Christine Laurent
Christine Laurent Rédactrice en chef du Vif/L'Express

(1)  » La Mode racontée à ceux qui la portent « , éd. Hachette/Littératures.

 » J’aime, j’aime pas, j’aime, j’aime pas « . Tom Ford, le futur ex-directeur artistique du groupe Gucci,  » le grand ayatollah « , comme l’ont baptisé les envieux, décide, tranche, rejette. Peu de projets, parmi les centaines qui lui sont proposés, trouvent vraiment grâce à ses yeux. Il voit tout, il sait tout, il contrôle tout.
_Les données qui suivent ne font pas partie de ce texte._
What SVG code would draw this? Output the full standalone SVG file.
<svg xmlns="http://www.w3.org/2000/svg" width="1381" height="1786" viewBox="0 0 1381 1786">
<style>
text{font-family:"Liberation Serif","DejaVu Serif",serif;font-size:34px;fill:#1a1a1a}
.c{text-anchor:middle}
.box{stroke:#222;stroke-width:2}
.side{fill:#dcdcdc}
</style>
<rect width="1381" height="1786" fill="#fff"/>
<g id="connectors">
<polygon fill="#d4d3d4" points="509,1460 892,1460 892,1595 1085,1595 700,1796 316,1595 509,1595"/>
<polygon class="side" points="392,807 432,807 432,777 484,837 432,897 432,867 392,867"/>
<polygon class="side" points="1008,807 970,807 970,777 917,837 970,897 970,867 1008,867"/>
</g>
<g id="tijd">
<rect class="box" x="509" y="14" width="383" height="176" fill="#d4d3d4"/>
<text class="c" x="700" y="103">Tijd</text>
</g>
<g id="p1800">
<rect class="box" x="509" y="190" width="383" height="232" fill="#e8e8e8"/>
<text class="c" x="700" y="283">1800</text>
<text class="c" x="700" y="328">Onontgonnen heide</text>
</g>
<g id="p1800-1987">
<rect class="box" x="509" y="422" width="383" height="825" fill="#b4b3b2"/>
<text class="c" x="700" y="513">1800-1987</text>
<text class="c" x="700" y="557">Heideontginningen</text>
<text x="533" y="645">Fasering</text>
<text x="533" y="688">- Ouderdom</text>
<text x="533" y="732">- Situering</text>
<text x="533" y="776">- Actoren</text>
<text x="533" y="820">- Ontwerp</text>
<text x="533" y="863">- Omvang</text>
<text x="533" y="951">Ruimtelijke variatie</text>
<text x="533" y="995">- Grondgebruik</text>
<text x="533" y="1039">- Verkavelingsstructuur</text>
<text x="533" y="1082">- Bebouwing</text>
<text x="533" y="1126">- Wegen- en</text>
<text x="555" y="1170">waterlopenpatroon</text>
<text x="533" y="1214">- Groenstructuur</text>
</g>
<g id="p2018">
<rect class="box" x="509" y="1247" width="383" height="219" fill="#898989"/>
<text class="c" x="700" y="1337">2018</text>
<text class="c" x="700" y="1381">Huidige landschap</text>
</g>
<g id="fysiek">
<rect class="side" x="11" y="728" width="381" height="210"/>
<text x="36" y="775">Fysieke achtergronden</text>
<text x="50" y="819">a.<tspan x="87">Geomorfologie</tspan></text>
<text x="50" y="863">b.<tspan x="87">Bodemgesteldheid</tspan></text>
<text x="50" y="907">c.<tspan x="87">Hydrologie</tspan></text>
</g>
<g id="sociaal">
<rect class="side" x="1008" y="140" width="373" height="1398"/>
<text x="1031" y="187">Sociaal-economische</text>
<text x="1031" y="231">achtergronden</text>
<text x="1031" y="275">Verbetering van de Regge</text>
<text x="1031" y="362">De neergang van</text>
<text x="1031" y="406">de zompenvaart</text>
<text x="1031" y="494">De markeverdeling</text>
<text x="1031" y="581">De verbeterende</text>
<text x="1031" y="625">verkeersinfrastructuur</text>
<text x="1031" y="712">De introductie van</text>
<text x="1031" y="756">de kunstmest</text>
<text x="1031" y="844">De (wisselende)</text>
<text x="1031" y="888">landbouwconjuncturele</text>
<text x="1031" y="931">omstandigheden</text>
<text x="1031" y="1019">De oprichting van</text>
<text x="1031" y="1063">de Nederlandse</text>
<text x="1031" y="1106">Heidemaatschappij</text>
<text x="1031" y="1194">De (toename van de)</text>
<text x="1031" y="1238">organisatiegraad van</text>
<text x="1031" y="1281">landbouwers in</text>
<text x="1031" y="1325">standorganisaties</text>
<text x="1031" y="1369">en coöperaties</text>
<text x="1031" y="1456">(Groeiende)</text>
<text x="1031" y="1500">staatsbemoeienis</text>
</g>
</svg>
Dans la haute cour modeuse, qui compte ses demi-dieux, ses petites vedettes, ses génies, ses artisans, ses parasites, ses deuxièmes ou troisièmes couteaux, voire même ses paresseux, c’est une star.

C’est dans cet univers impitoyable que la journaliste Marie-Pierre Lannelongue a mené une passionnante enquête (1). On peut ainsi, dans les coulisses feutrées des salons, croiser des personnages à la notoriété variable mais tout aussi fascinants que troublants. Une savoureuse galerie de portraits pour une saga aux nombreux rebondissements.

Prenez au hasard le sanguin, mais surdoué Signor Bertelli qui, avec sa femme Miuccia, a créé Prada. Le voilà tout sucre tout miel dès qu’il s’agit de reprendre dans ses filets la créatrice Jil Sander. Ou bien la rigide, la terrorisante Anne Wintour, celle-là même qui a la haute main sur le magazine  » Vogue  » américain et qui, d’un seul bâillement ostentatoire, peut réduire à néant un défilé et donc toute une collection. Il y a aussi l’hypertalentueux et inoxydable empereur Karl, aux vacheries brillantes et cruelles. Sans oublier les vestales de la rue Montaigne à Paris aux langues bien pendues, avides de ragots ou de fâcheries.

On plonge aussi du côté de Zara City ou Zarapolis, au fin fond de la Galice, là où le mystérieux Armancio Gaona, dix-huitième fortune au hit-parade de  » Forbes « , établit sa stratégie pour envahir la planète. On l’accuse de copier les grands. Pis, le copieur va parfois plus vite que le copié. Espionnage industriel, vols ? On soupçonne certains photographes ou rédactrices de mode de trahir. Bref, le secteur a la tête qui tourne et nous aussi.

Car quand il est question de gros sous, la mode ne fait pas dans la dentelle. Avec l’entrée en Bourse de ses grands groupes, les règles du jeu sont implacables. Et quand on sait que les marges bénéficiaires oscillent de 5 à 10 % dans la grande distribution, pour atteindre 20 % dans le luxe… Mais Marie-Pierre Lannelongue se veut rassurante. Coups bas, entourloupes, certes, mais aussi créativité, dynamisme. Résultat : nous voilà aujourd’hui bien mieux habillé qu’hier. Et même si toutes ces stratégies visent avant tout à nous faire dégainer notre carte de crédit, à nous de savoir doser judicieusement attrape-nigauds et vrais plaisirs.